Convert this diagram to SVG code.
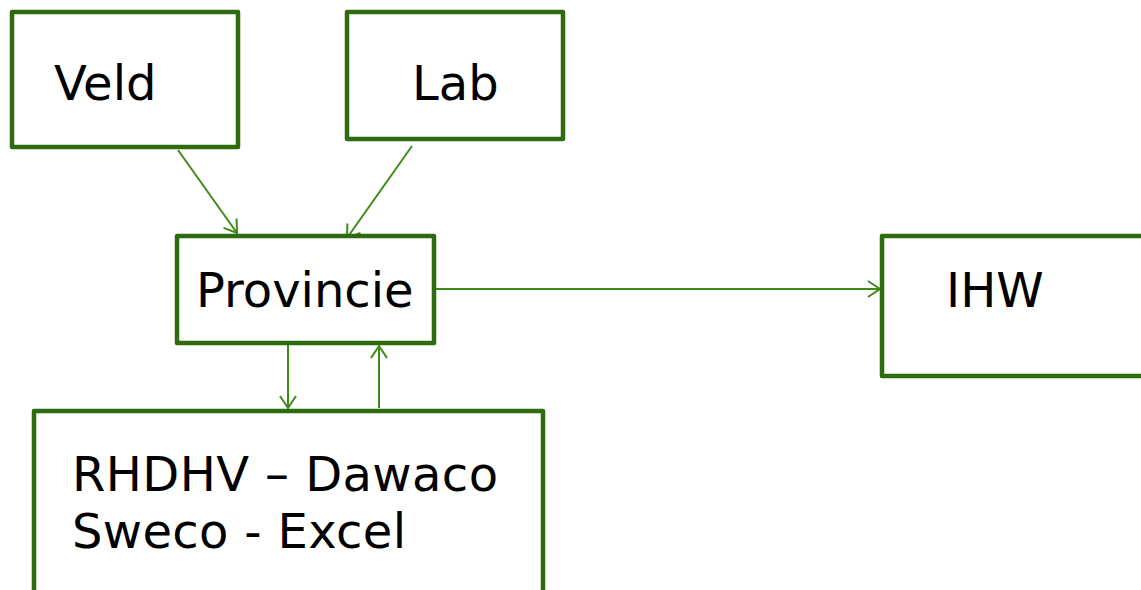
<svg xmlns="http://www.w3.org/2000/svg" width="1141" height="590" viewBox="0 0 1141 590">
<style>
.box{fill:#fff;stroke:#2E6B0F;stroke-width:4.5;stroke-linejoin:round}
.lbl{font-family:"DejaVu Sans",Verdana,sans-serif;font-size:48px;fill:#000}
.con{stroke:#3C8C16;stroke-width:2;fill:none;marker-end:url(#ah)}
</style>
<defs>
<marker id="ah" markerWidth="14" markerHeight="18" refX="13" refY="9" orient="auto" markerUnits="userSpaceOnUse">
<path d="M1,1 L13,9 L1,17" fill="none" stroke="#3C8C16" stroke-width="2"/>
</marker>
</defs>
<rect width="1141" height="590" fill="#fff"/>
<g id="connectors">
<line class="con" x1="178" y1="150" x2="237" y2="233"/>
<line class="con" x1="412" y1="146" x2="347" y2="238"/>
<line class="con" x1="436" y1="289" x2="880" y2="289"/>
<line class="con" x1="288" y1="345" x2="288" y2="408"/>
<line class="con" x1="379" y1="408" x2="379" y2="346"/>
</g>
<g id="veld"><rect class="box" x="12" y="12" width="226" height="135"/><text class="lbl" x="54" y="100">Veld</text></g>
<g id="lab"><rect class="box" x="347" y="12" width="216" height="127"/><text class="lbl" x="412" y="100">Lab</text></g>
<g id="provincie"><rect class="box" x="177" y="236" width="257" height="107"/><text class="lbl" x="196" y="307">Provincie</text></g>
<g id="ihw"><rect class="box" x="882" y="236" width="270" height="140"/><text class="lbl" x="946" y="307">IHW</text></g>
<g id="rhdhv"><rect class="box" x="34" y="411" width="509" height="200"/><text class="lbl" x="72" y="491" textLength="426">RHDHV – Dawaco</text><text class="lbl" x="72" y="548" textLength="334">Sweco - Excel</text></g>
</svg>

====================

◆ PROBLEM TO SOLVE ◆
Without the pictures, retype the whole of the material above exactly.

◆ REPLY TO THE EXERCISE ◆
Convert this diagram to SVG code.
<svg xmlns="http://www.w3.org/2000/svg" width="1141" height="590" viewBox="0 0 1141 590">
<style>
.box{fill:#fff;stroke:#2E6B0F;stroke-width:4.5;stroke-linejoin:round}
.lbl{font-family:"DejaVu Sans",Verdana,sans-serif;font-size:48px;fill:#000}
.con{stroke:#3C8C16;stroke-width:2;fill:none;marker-end:url(#ah)}
</style>
<defs>
<marker id="ah" markerWidth="14" markerHeight="18" refX="13" refY="9" orient="auto" markerUnits="userSpaceOnUse">
<path d="M1,1 L13,9 L1,17" fill="none" stroke="#3C8C16" stroke-width="2"/>
</marker>
</defs>
<rect width="1141" height="590" fill="#fff"/>
<g id="connectors">
<line class="con" x1="178" y1="150" x2="237" y2="233"/>
<line class="con" x1="412" y1="146" x2="347" y2="238"/>
<line class="con" x1="436" y1="289" x2="880" y2="289"/>
<line class="con" x1="288" y1="345" x2="288" y2="408"/>
<line class="con" x1="379" y1="408" x2="379" y2="346"/>
</g>
<g id="veld"><rect class="box" x="12" y="12" width="226" height="135"/><text class="lbl" x="54" y="100">Veld</text></g>
<g id="lab"><rect class="box" x="347" y="12" width="216" height="127"/><text class="lbl" x="412" y="100">Lab</text></g>
<g id="provincie"><rect class="box" x="177" y="236" width="257" height="107"/><text class="lbl" x="196" y="307">Provincie</text></g>
<g id="ihw"><rect class="box" x="882" y="236" width="270" height="140"/><text class="lbl" x="946" y="307">IHW</text></g>
<g id="rhdhv"><rect class="box" x="34" y="411" width="509" height="200"/><text class="lbl" x="72" y="491" textLength="426">RHDHV – Dawaco</text><text class="lbl" x="72" y="548" textLength="334">Sweco - Excel</text></g>
</svg>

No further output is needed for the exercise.